We can now find the posterior. It is:

\[ \text{posterior} \propto \text{likelihood}\times\text{prior}. \]

In our problem:

\[\begin{split} \begin{split} p(\theta|x_{1:N}) &\propto p(x_{1:N}|\theta)p(\theta)\\ &= \begin{cases} \theta^{\sum_{n=1}^Nx_n}(1-\theta)^{N-\sum_{n=1}^N},&\;\text{if}\;\theta\in[0,1]\\ 0,&\;\text{otherwise}. \end{cases} \end{split} \end{split}\]

And this is just the density corresponding to a Beta distribution:

\[ p(\theta|x_{1:N}) = \operatorname{Beta}\left(\theta\middle|1 + \sum_{n=1}^Nx_n, 1 + N - \sum_{n=1}^Nx_n\right). \]

Let’s try this out with some fake data.

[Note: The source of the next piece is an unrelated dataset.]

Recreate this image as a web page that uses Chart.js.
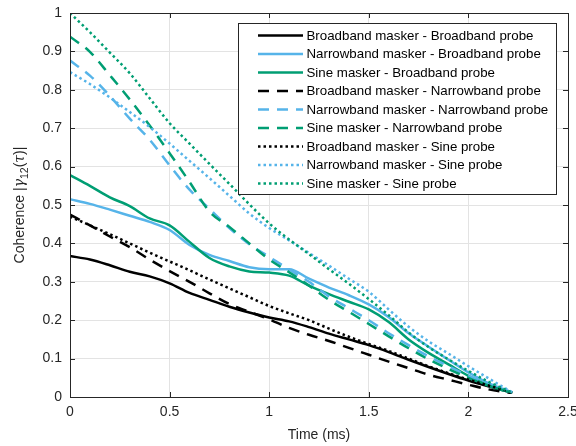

Take a fake coin which is a little bit biased:

import scipy.stats as st
theta_true = 0.8
X = st.bernoulli(theta_true)

Sample from it a number of times to generate our data = (x1, …, xN):

N = 5
data = X.rvs(size=N)
data

array([0, 1, 1, 1, 1])

Now we are ready to calculate the posterior which the Beta we have above:

alpha = 1.0 + data.sum()
beta = 1.0 + N - data.sum()
Theta_post = st.beta(alpha, beta)

And we can plot it:

fig, ax = plt.subplots()
thetas = np.linspace(0, 1, 100)
ax.plot(
    [theta_true],
    [0.0],
    'o',
    markeredgewidth=2,
    markersize=10,
    label='True value'
)
ax.plot(
    thetas,
    Theta_post.pdf(thetas),
    label=r'$p(\theta|x_{1:N})$'
)
ax.set_xlabel(r'$\theta$')
ax.set_ylabel('Probability density')
ax.set_title(f'$N={N}$')
plt.legend(loc='best', frameon=False)
sns.despine(trim=True);

Questions

• Try \(N=0,5,10,100\) and see what happens.